Multiple security agreements
A ‘fact sheet’ available on the Government’s PPS website for the hire and rental industry states the following:
It is important to note that the PPS Register is a noticeboard of security interests and not a register of agreements. Accordingly, a single registration may cover a number of agreements where the hirer/lessee is the same person or business entity.
The above statement may perhaps be true under the PPSA but it seems it is not true under the related provisions in the Corporations Act.
One of the scariest things for secured parties especially lessors, hire businesses and ROT sellers is the PPSA ‘vesting rule’ – unperfected interests ‘vest in the grantor’ when the grantor goes into liquidation, administration or a deed of company arrangement. When the vesting rule applies, security interests become ineffective. Owners can lose their ownership.
Incredibly (and despite urging from the legal profession to put all vesting rules in the PPSA) there is a harsh vesting rule which is not in the PPSA at all. It is in the Corporations Act and applies to most kinds of PPSA security interests when the grantor is a company. It vests perfected interests if there has been undue delay in registration.
Under this rule a security interest vests in the grantor company if it is registered after the later of:
- 6 months before the insolvency;
- 20 business days after the security agreement that ‘gave rise to’ the security interest ‘came into force’.
Supplier and BakerCo sign an agreement for sale of a commercial oven. Supplier delivers the oven on the same day. The agreement provides that Supplier keeps ownership until BakerCo pays the full price.
Supplier registers its security interest 10 business days after the agreement is signed. BakerCo becomes insolvent 30 business days after that date. Supplier would retain the oven, because Supplier registered the security interest within the required 20 business day period under the Corporations Act.
Supplier registers its security interest 25 business days after the agreement. BakerCo becomes insolvent 2 months after the security interest is granted. The oven would vest in BakerCo because Supplier did not register the security interest within the required 20 business day period.
Supplier registers its security interest 25 business days after the agreement. BakerCo becomes insolvent eight months after the agreement. Supplier would retain the oven because it registered its security interest prior to the six month period before the insolvency.
Critically, it seems from the drafting that the vesting rule in the Corporations Act can only be avoided if there is a registration within 20 business days of the security agreement.
Accordingly if BakerCo and Supplier sign a second and separate agreement for a subsequent sale of a different oven it appears the first registration may not, at least for Corporations Act purposes, protect Supplier.
- Multiple registrations will be needed to protect interests in serial number registrable property.
- Businesses need to be sure that if they have made registrations as ‘transitional security interests’ these remain appropriate for deliveries post 30 January. Transitional registrations may be ineffective unless there was a binding pre-PPSA agreement in place pre-30 January 2012 that provided for the relevant security interests, and that agreement continues.
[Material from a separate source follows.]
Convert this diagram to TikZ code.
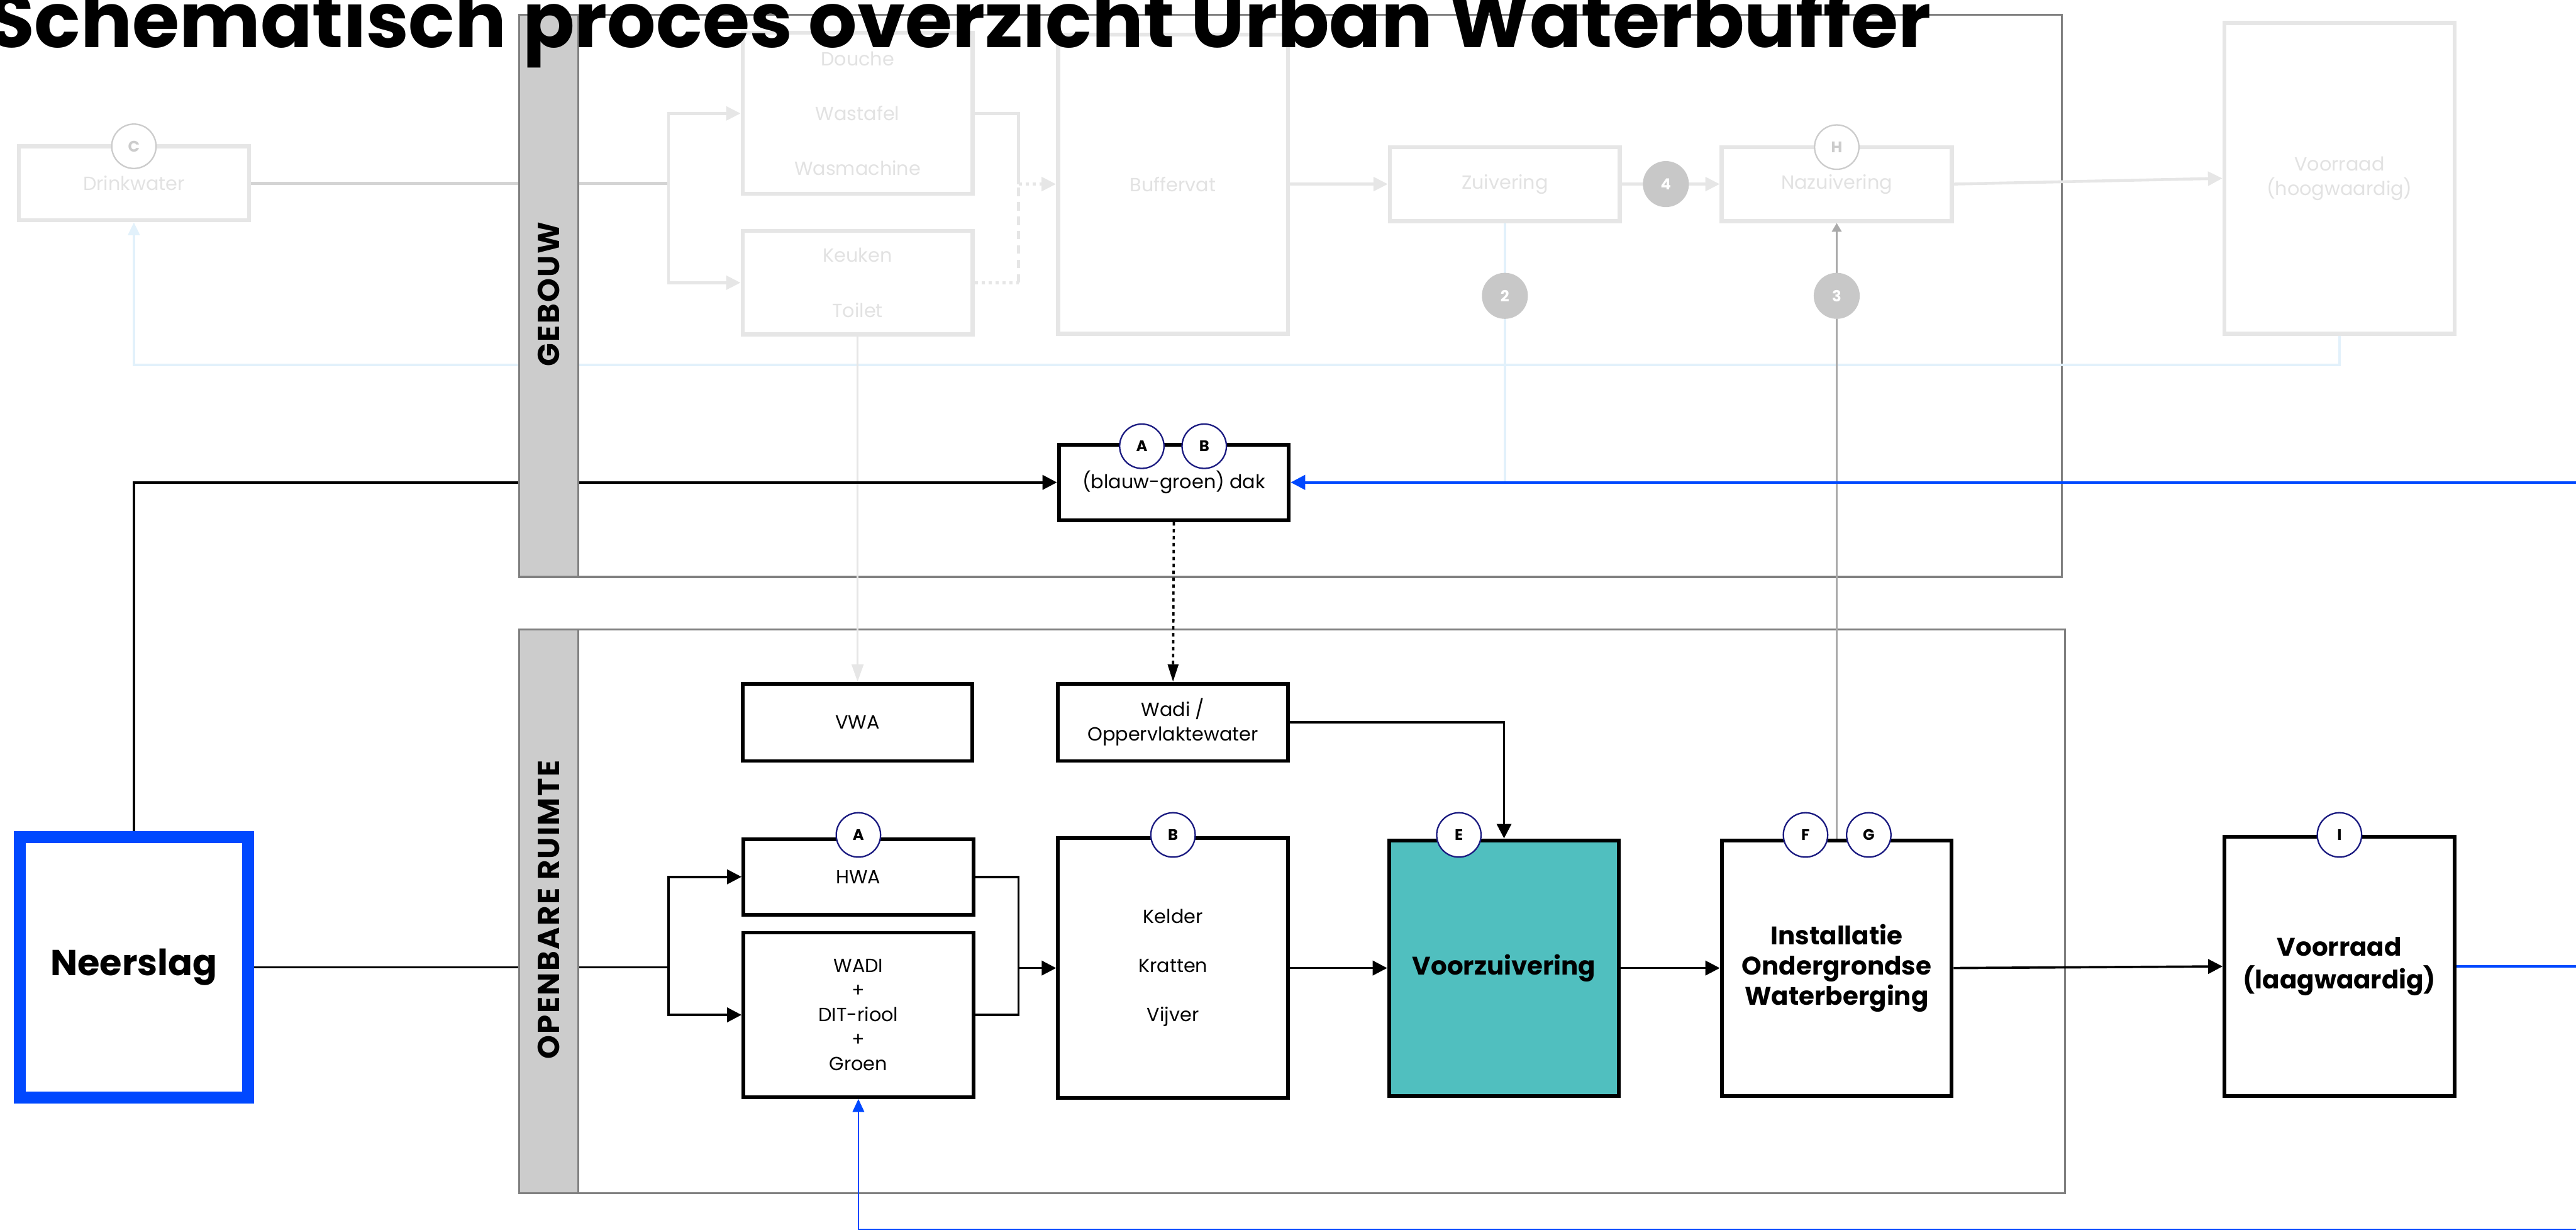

- The register may be ‘a register of security interests’ as the Government’s fact sheet says but under the Corporations Act, each security agreement seems to trigger the need for a registration. Business need to be mindful of the 20 business day requirement in the Corporations Act where their customer is a company. Risks will arise if there is no over-arching security agreement that ‘gives rise’ to the security interests where there are ongoing deliveries. Multiple registrations (one for each agreement) may be prudent.
- In addition to the 20 business day requirement discussed above, for priority purposes and obtaining ‘PMSI super priority’ registration must occur before the goods are delivered. There is a 15 business day grace period for goods that are not ‘inventory’ but the wide definition of that term makes it risky to assume there is a grace period in many cases.
Before PPSA came along, most ROT suppliers, consignment sellers and lessors were blissfully free of the complexities of ‘finance law’ and relied on their ownership. That has all changed. Casual practices in documenting agreements will now put assets at risk.
The reality is that businesses are now deemed to be taking security interests under a highly complex regime. Whilst most businesses understandably don’t want to trouble their customers with documents and legal requirements, PPSA means that they should at least consider the risks in not doing so.
There are reasons to think the benefits of PPS reform will not outweigh the risks for businesses who fall victim to its complexities.